Two years on, Germany’s leadership “refuses” to listen to these concerns. You see the same trend all across Europe. But now it’s not just about “migrants.” It’s about the “economy.” It’s about “carbon taxes.” It’s about feeling “powerless.”

The angry crowds across Europe don’t have a “clear vision” of what they do want. But they know they’re not happy with the “status quo” and the existing democratic process shows no sign of “fixing” their problems.

Hence the growing anger that is directed not at one person, policy or party but at the entire system.

“The Merkel government’s handling of this situation is turning the German people into a ticking time bomb! The more disillusioned, frustrated and angry the German people become, the more vulnerable they will be to radical politics and radical leaders with radical solutions.”

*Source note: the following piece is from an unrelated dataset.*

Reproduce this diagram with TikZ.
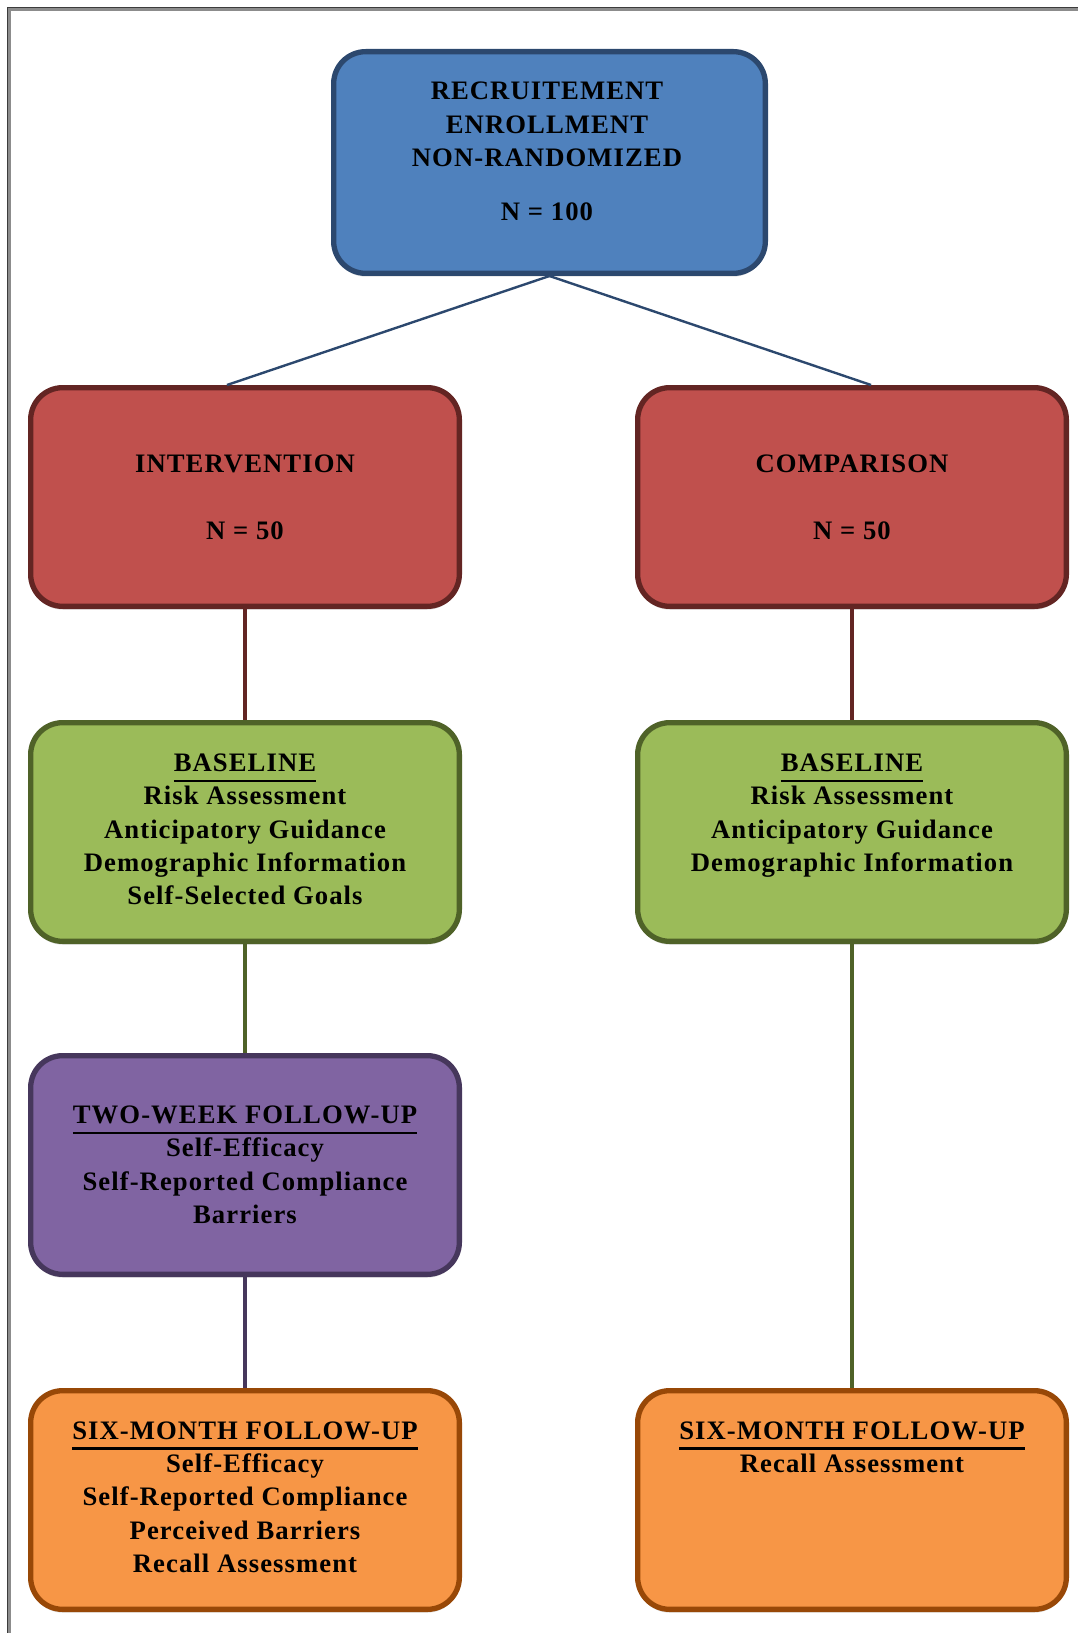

Now Europe itself is a “time bomb.” And by ignoring it, Germany’s CDU is only going to make the resulting explosion worse. The “smash-the-system” anger that has erupted in Paris over the last months will “break out” elsewhere, and it will get worse.

There are big upcoming “changes” for Europe. But Europe has been there before, time after time after time. Most people think Europe is too “modern” to go back to its Holy Roman Empire-style of government, but those people are probably also shocked to see the “anger” burning in Paris and the strong calls for “revolution” in France and beyond.

Current conditions in Europe, including the “refugee” crisis and the turmoil in German politics, provide probably one of the greatest opportunities ever for a new leader to come into power. Chancellor Merkel is on her way out and is now a “lame duck.”

Expect “political and social” crises in Germany and Europe, and public “resentment and anger” to grow even deeper.